Entre autres les relations historiques entre les deux pays et la grande sympathie que vouent les Mauritaniens, à tout ce qui est algérien. D’où d’ailleurs, l’engouement du client mauritanien pour le produit algérien qui n’est pas fait pour déplaire aux exposants algériens. Comme pour leur rendre la pareille, une bonne partie des entreprises se disent être en terre mauritanienne en quête d’une bonne opportunité d’affaire, voire d’un partenaire local, pour y écouler leurs produits.

« Les Mauritaniens sont intéressés par les pompes à eau, le matériel agricole et de mécanique. On est en prospection et à l’écoute de leurs besoins », explique Nassima Zouaghi, directrice exportation du groupe publique des industries mécaniques AGM qui, fort d’une vingtaine de filiales (BCR, Poval, EMO, Ecorep, etc), a exposé des machines agricoles, des machines outils de mesure, du matériel didactique, outils de découpe, etc).
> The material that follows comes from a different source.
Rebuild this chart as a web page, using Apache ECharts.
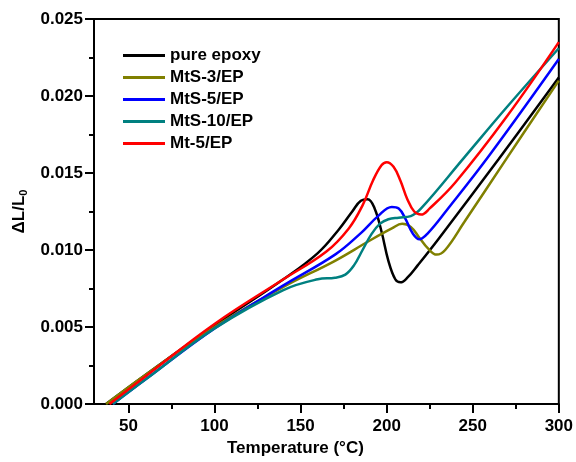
<!DOCTYPE html>
<html>
<head>
<meta charset="utf-8">
<script src="https://cdn.jsdelivr.net/npm/echarts@6/dist/echarts.min.js"></script>
<style>
html,body{margin:0;padding:0;background:#fff;}
#chart{width:576px;height:462px;}
</style>
</head>
<body>
<div id="chart"></div>
<script>
// ---- data ----
var seriesNames = ['pure epoxy', 'MtS-3/EP', 'MtS-5/EP', 'MtS-10/EP', 'Mt-5/EP'];
var seriesColors = ['#000000', '#808000', '#0000ff', '#008080', '#ff0000'];

var tPure = [37, 60, 100, 140, 160, 172, 180, 185, 189, 193, 197, 201, 205, 208, 212, 218, 230, 265, 300];
var vPure = [0, 0.0019, 0.0051, 0.0081, 0.0098, 0.0113, 0.0125, 0.0132, 0.0133, 0.0127, 0.0112, 0.0093, 0.0081, 0.0079, 0.0082, 0.0090, 0.0107, 0.0159, 0.0212];

var tMtS3 = [37, 60, 100, 140, 170, 190, 203, 209, 214, 219, 224, 229, 234, 245, 270, 300];
var vMtS3 = [0, 0.0019, 0.0050, 0.0076, 0.0093, 0.0106, 0.0114, 0.0117, 0.0115, 0.0108, 0.0101, 0.0097, 0.0100, 0.0118, 0.0160, 0.0210];

var tMtS5 = [41, 60, 100, 140, 170, 185, 195, 203, 207, 211, 215, 219, 224, 235, 260, 300];
var vMtS5 = [0, 0.0016, 0.0049, 0.0077, 0.0097, 0.0111, 0.0122, 0.0128, 0.0127, 0.0120, 0.0111, 0.0107, 0.0111, 0.0126, 0.0162, 0.0224];

var tMtS10 = [41, 60, 100, 140, 160, 170, 176, 181, 186, 191, 196, 201, 207, 214, 220, 245, 270, 300];
var vMtS10 = [0, 0.0016, 0.0049, 0.0074, 0.0081, 0.0082, 0.0084, 0.0090, 0.0100, 0.0110, 0.0117, 0.0120, 0.0121, 0.0122, 0.0127, 0.0160, 0.0193, 0.0231];

var tMt5 = [39, 60, 100, 140, 165, 178, 186, 192, 197, 200, 204, 208, 212, 216, 220, 225, 240, 270, 300];
var vMt5 = [0, 0.0018, 0.0052, 0.0081, 0.0099, 0.0114, 0.0129, 0.0145, 0.0155, 0.0157, 0.0154, 0.0145, 0.0133, 0.0125, 0.0123, 0.0127, 0.0144, 0.0187, 0.0235];

var xMajorTicks = [50, 100, 150, 200, 250, 300];
var xMinorTicks = [75, 125, 175, 225, 275];

var allT = [tPure, tMtS3, tMtS5, tMtS10, tMt5];
var allV = [vPure, vMtS3, vMtS5, vMtS10, vMt5];

// ---- chart ----
var FONT = '"Liberation Sans", Arial, sans-serif';
function pairs(t, v) { return t.map(function (x, i) { return [x, v[i]]; }); }

var series = seriesNames.map(function (name, i) {
  return {
    name: name,
    type: 'line',
    data: pairs(allT[i], allV[i]),
    symbol: 'none',
    smooth: 0.4,
    color: seriesColors[i],
    lineStyle: { width: 2.5, color: seriesColors[i] },
    xAxisIndex: 0,
    yAxisIndex: 0
  };
});

var chart = echarts.init(document.getElementById('chart'), null, { renderer: 'canvas' });
chart.setOption({
  animation: false,
  backgroundColor: '#ffffff',
  grid: { left: 94, right: 13, top: 19, bottom: 51, show: true, borderColor: '#000', borderWidth: 2, backgroundColor: 'transparent' },
  legend: {
    data: seriesNames,
    orient: 'vertical',
    left: 118,
    top: 41,
    icon: 'rect',
    itemWidth: 42,
    itemHeight: 3,
    itemGap: 3,
    textStyle: { fontFamily: FONT, fontWeight: 'bold', fontSize: 17, color: '#000', lineHeight: 19 }
  },
  xAxis: [{
    type: 'value',
    min: 30,
    max: 300,
    position: 'bottom',
    name: 'Temperature (°C)',
    nameLocation: 'middle',
    nameGap: 36,
    nameTextStyle: { fontFamily: FONT, fontWeight: 'bold', fontSize: 17, color: '#000', padding: [0, 62, 0, 0] },
    axisLine: { show: true, onZero: false, lineStyle: { color: '#000', width: 2 } },
    axisTick: { show: true, inside: false, length: 9, customValues: xMajorTicks, lineStyle: { color: '#000', width: 2 } },
    axisLabel: { show: true, margin: 14, customValues: xMajorTicks, fontFamily: FONT, fontWeight: 'bold', fontSize: 17, color: '#000' },
    splitLine: { show: false }
  }, {
    type: 'value',
    min: 30,
    max: 300,
    position: 'bottom',
    axisLine: { show: false },
    axisTick: { show: true, inside: false, length: 5, customValues: xMinorTicks, lineStyle: { color: '#000', width: 2 } },
    axisLabel: { show: false },
    splitLine: { show: false }
  }],
  yAxis: {
    type: 'value',
    min: 0,
    max: 0.025,
    interval: 0.005,
    name: '{a|ΔL/L}{b|0}',
    nameLocation: 'middle',
    nameGap: 64,
    nameRotate: 90,
    nameTextStyle: {
      color: '#000',
      rich: {
        a: { fontFamily: FONT, fontWeight: 'bold', fontSize: 17, color: '#000' },
        b: { fontFamily: FONT, fontWeight: 'bold', fontSize: 11, color: '#000', padding: [9, 0, 0, 0] }
      }
    },
    axisLine: { show: true, onZero: false, lineStyle: { color: '#000', width: 2 } },
    axisTick: { show: true, inside: false, length: 9, lineStyle: { color: '#000', width: 2 } },
    minorTick: { show: true, splitNumber: 2, length: 5, lineStyle: { color: '#000', width: 2 } },
    axisLabel: { margin: 11, fontFamily: FONT, fontWeight: 'bold', fontSize: 17, color: '#000',
      formatter: function (v) { return v.toFixed(3); } },
    splitLine: { show: false },
    minorSplitLine: { show: false }
  },
  series: series
});
</script>
</body>
</html>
Un problème, toutefois : les Mauritaniens préfèrent payer cash, ce qui n’arrange pas les entreprises qui travaillent par chèque. Et de l’avis de Mme Zouaghi, les banques algériennes « doivent suivre », c’est-à-dire s’implanter elles aussi en Mauritanie pour faciliter la vie aux entreprises.

Ceci dit, elle trouve le marché mauritanien «preneur et demandeur », estime-t-elle. Un avis que partage Mohamed Najib Bencherif, responsable commercial de l’entreprise algérienne Géomembrane Mechri Sarl, sise à Bordj Bouarreridj et fabrique des géomembranes en PEHD utilisées pour l’étanchéité des ouvrages hydrauliques. « C’est un marché vierge à exploiter », dit-t-il. C’est la première participation de son entreprise à Nouakchott mais qui a déjà exporter vers la Tunisie en 2017 et, en 2018, vers le Sénégal et le Burkina Faso. D’autres pays africains sont dans le viseur de cette entreprise : la Mali, le Niger, le Ghana et le Rwanda.

Concernant la Mauritanie, la Sarl Mechri a décelé « un besoin dans les travaux publics », assure M.Bencherif et compte « exporter directement » son produit sans passer par un partenaire local. Ce qui n’est pas le cas de l’entreprise de fabrication de pâtes alimentaires, Gerbior, qui, selon son chargé d’export Brahim Khababa, est à la recherche d’un partenaire mauritanien pour exporter ses produits.

« Les Mauritaniens sont très intéressés par le produit algérien qui, pour eux, est synonyme de qualité, le trouvant mieux que ceux des autres pays », affirme-t-il. Et d’émettre le vœu de voir les deux pays voisin signer un accord bilatéral qui donnera « un avantage », voire « un pas en avance » pour les entreprises algériennes sur ces concurrents. « Si cet accord est signé, le marché mauritanien sera prometteur », estime M.Khababa.